As a child I remember games of Monopoly where my eldest brother would convince me to trade away properties of the ever-craved orange set in return for the almost worthless brown set or a widely-useless utility company. Much to the protest of my parents and the wider audience he

would tell me that I was getting a “good deal” and that he was the only one telling me the truth.

Only later in the game would I rue the moment I had made such a poorly calculated decision, with all my properties mortgaged and my only remaining income derived from someone else’s chance landing on my water works.

Later on in my childhood, I recall reading Lemony Snicket’s 'A Series of Unfortunate Events' and marvelling at the injustice so frequently doled out on the Baudelaires - in particular, the phrase “people don’t always get what they deserve in this world”.

Then several years later I would read Orwell’s 1984 and consider the absurdities of Winston Smith’s initial role in the Ministry of Truth (including his doctoring of newspaper articles) and the unfolding of the illogical assertion that “two and two made five”.

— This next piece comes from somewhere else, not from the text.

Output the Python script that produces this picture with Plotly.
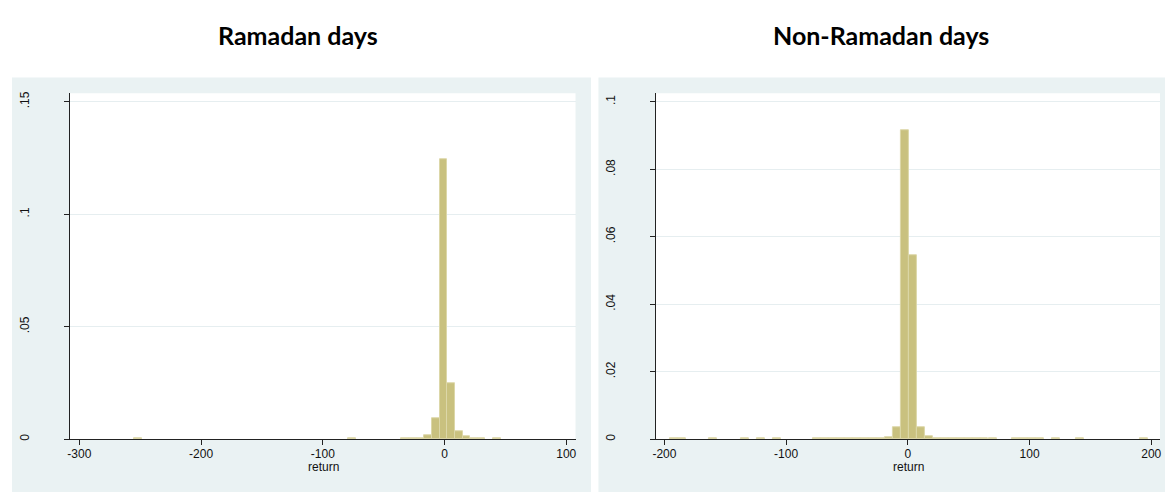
import plotly.graph_objects as go

# Histogram of daily returns: bin centres and densities per panel
ram_bin_width = 6.27
ram_centers = [-251.7, -76.2, -32.3, -26.0, -19.75, -13.46, -7.2, -0.94, 5.36,
               11.62, 17.88, 24.2, 30.4, 43.0]
ram_density = [0.0003, 0.0003, 0.0002, 0.0002, 0.0006, 0.0019, 0.0094, 0.1246,
               0.0249, 0.0037, 0.0015, 0.0003, 0.0003, 0.0003]

non_bin_width = 6.55
non_centers = [-192.6, -186.0, -159.8, -133.6, -120.5, -107.4,
               -74.67, -68.12, -61.57, -55.02, -48.47, -41.92, -35.37, -28.82, -22.27,
               -15.8, -9.25, -2.7, 3.95, 10.4, 16.9,
               23.6, 30.2, 36.7, 43.3, 49.8, 56.4, 62.9, 69.5,
               89.07, 95.62, 102.2, 108.7, 121.8, 141.5, 193.9]
non_density = [0.0003, 0.0003, 0.0003, 0.0003, 0.0003, 0.0003,
               0.0003, 0.0003, 0.0003, 0.0003, 0.0003, 0.0003, 0.0003, 0.0003, 0.0003,
               0.0005, 0.00365, 0.0916, 0.0546, 0.0034, 0.0008,
               0.0003, 0.0003, 0.0003, 0.0003, 0.0003, 0.0003, 0.0003, 0.0003,
               0.0003, 0.0003, 0.0003, 0.0003, 0.0003, 0.0003, 0.0003]

ram_yticks = [0, 0.05, 0.1, 0.15]
ram_ytext = ["0", ".05", ".1", ".15"]
non_yticks = [0, 0.02, 0.04, 0.06, 0.08, 0.1]
non_ytext = ["0", ".02", ".04", ".06", ".08", ".1"]
ram_xticks = [-300, -200, -100, 0, 100]
ram_xtext = ["-300", "-200", "-100", "0", "100"]
non_xticks = [-200, -100, 0, 100, 200]
non_xtext = ["-200", "-100", "0", "100", "200"]

titles = ["Ramadan days", "Non-Ramadan days"]
x_title = "return"

W, H = 1167, 494
BAR = "#C9C17F"
BAR_EDGE = "#DCD7A8"
PANEL = "#EAF2F3"
SANS = "Liberation Sans, Arial, sans-serif"
TICKFONT = dict(family=SANS, size=12, color="#111111")

fig = go.Figure()
fig.add_trace(go.Bar(x=ram_centers, y=ram_density, width=ram_bin_width,
                     marker=dict(color=BAR, line=dict(color=BAR_EDGE, width=1)),
                     xaxis="x", yaxis="y", showlegend=False))
fig.add_trace(go.Bar(x=non_centers, y=non_density, width=non_bin_width,
                     marker=dict(color=BAR, line=dict(color=BAR_EDGE, width=1)),
                     xaxis="x2", yaxis="y2", showlegend=False))


def px_x(v):
    return v / W


def px_y(v):
    return 1 - v / H


plot_top, plot_bottom = 92, 440.7
ydom = [px_y(plot_bottom), px_y(plot_top)]
left_dom = [67.3, 575]
right_dom = [655.7, 1162]

xaxis_common = dict(
    showgrid=False, zeroline=False, showline=True, linecolor="#222222", linewidth=1,
    ticks="outside", ticklen=5, tickcolor="#222222", tickfont=TICKFONT,
    ticklabelstandoff=-2,
)
yaxis_common = dict(
    showgrid=True, gridcolor="#E6EEF0", gridwidth=1, zeroline=False,
    showline=True, linecolor="#222222", linewidth=1,
    ticks="outside", ticklen=5, tickcolor="#222222", tickfont=TICKFONT,
    tickangle=-90, ticklabelstandoff=30,
)

fig.update_layout(
    width=W, height=H,
    margin=dict(l=0, r=0, t=0, b=0),
    paper_bgcolor="white", plot_bgcolor="white",
    bargap=0,
    xaxis=dict(**xaxis_common, domain=[px_x(left_dom[0]), px_x(left_dom[1])],
               range=[-307.7, 107.6], tickvals=ram_xticks, ticktext=ram_xtext,
               anchor="y"),
    yaxis=dict(**yaxis_common, domain=ydom, range=[0, 0.1538],
               tickvals=ram_yticks, ticktext=ram_ytext, anchor="x"),
    xaxis2=dict(**xaxis_common, domain=[px_x(right_dom[0]), px_x(right_dom[1])],
                range=[-207.0, 207.2], tickvals=non_xticks, ticktext=non_xtext,
                anchor="y2"),
    yaxis2=dict(**yaxis_common, domain=ydom, range=[0, 0.10256],
                tickvals=non_yticks, ticktext=non_ytext, anchor="x2"),
)

# Light panel backgrounds behind each graph, with white plot regions on top
for x0, x1 in [(9, 590.5), (598, 1167)]:
    fig.add_shape(type="rect", xref="paper", yref="paper",
                  x0=px_x(x0), x1=px_x(x1), y0=0, y1=px_y(76),
                  fillcolor=PANEL, line=dict(width=0), layer="below")
for d in [left_dom, right_dom]:
    fig.add_shape(type="rect", xref="paper", yref="paper",
                  x0=px_x(d[0]), x1=px_x(d[1]), y0=ydom[0], y1=ydom[1],
                  fillcolor="white", line=dict(width=0), layer="below")

# Axis titles
for d in [left_dom, right_dom]:
    fig.add_annotation(text=x_title, xref="paper", yref="paper",
                       x=px_x((d[0] + d[1]) / 2 + 0.5), y=px_y(469), showarrow=False,
                       xanchor="center", yanchor="middle",
                       font=dict(family=SANS, size=12, color="#111111"))

# Panel headings
for text, cx in zip(titles, [296, 882]):
    fig.add_annotation(text=f"<b>{text}</b>", xref="paper", yref="paper",
                       x=px_x(cx), y=px_y(33), showarrow=False,
                       xanchor="center", yanchor="middle",
                       font=dict(family="Lato, Open Sans, sans-serif", size=25,
                                 color="#000000"))

fig.write_html("out.html")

It is now more than ever that these illogical injustices come to mind.

Jeremy Hunt’s assertion that junior doctors are getting a “good deal” reminds me of the injustice of many lost Monopoly games. His rampant twisting of figures (and indeed the way he is allowed to continue misleading the public) makes me feel like he himself could be just another Orwellian character working at the Ministry of Truth.

Furthermore his claim that 75 per cent of doctors will be better off on his new contract, that no one will lose any money and yet our pay package will remain neutral, sounds entirely reminiscent to me of “two and two makes five”.

As chaos unfolds before my eyes, I can see David Cameron’s next move: a pat on the back for Jeremy and a get out of jail free card. In other words, a promotion away from his current job as Health Secretary - and a new minister shuffled in who deems it is impossibly late to reverse the imposition of the dreaded junior doctor’s contract.

Memories of James Naughtie’s infamous Freudian spoonerism of “Jeremy Hunt” and “Culture Secretary” may now be a fading memory – but the sentiment remains very much there.